I agree in any case - please write the president if you haven’t already - as well as the PS party, who have enough votes to send it separately - asking them to send the bill to the CC for review.
This statement concerned me – perhaps someone has an interpretation?
“In the end, the President of the Republic did not wish to speak to journalists and only mentioned that the new version of the Nationality Law has not yet reached the Palace of Belém, and a meeting is scheduled “in parliament, on November 6,” where the final wording is expected to be fixed.”
Once they have “fixed” the final wording, is there still the possibility of sending it to the CC? My lawyers have also scheduled a presentation on the Nationality Law for 6th November – coincidence?
This is normal.

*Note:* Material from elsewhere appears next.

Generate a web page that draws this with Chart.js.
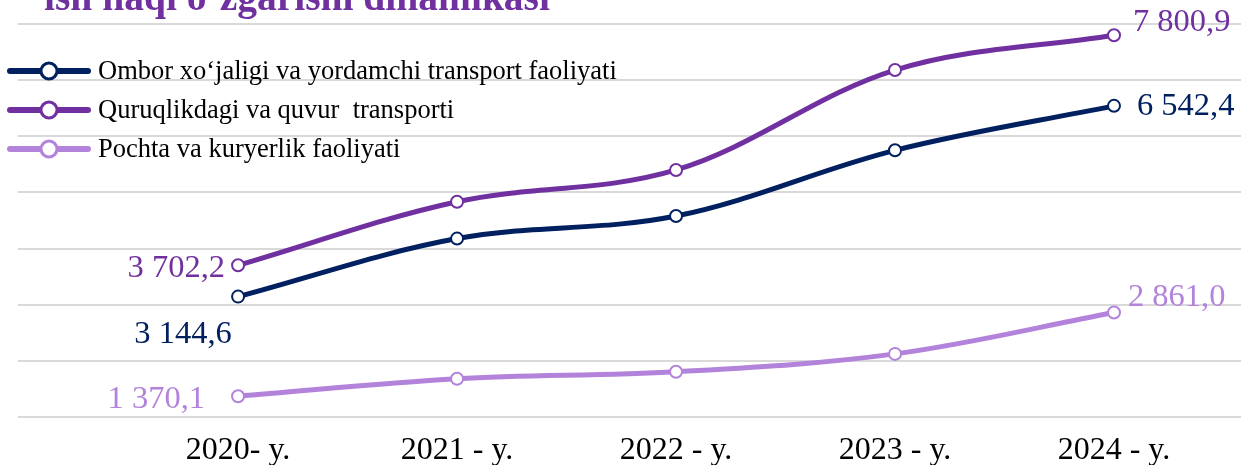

Once the vote has passed in plenary, the text goes back to Committee to be finalised. Basically parliamentary lawyers check it for typos, consistency, etc. The Committee has a meeting scheduled for 5th November (not 6th) to do that. After that it is published in the Parliamentary gazette, and MPs have three working days to raise any issues. Only then does it go to the President, and he has 8 days to refer it to the TC. Or 20 days to exercise a political veto.
So the President should get the text around 12 November, and can refer it to the TC up to around 20 November.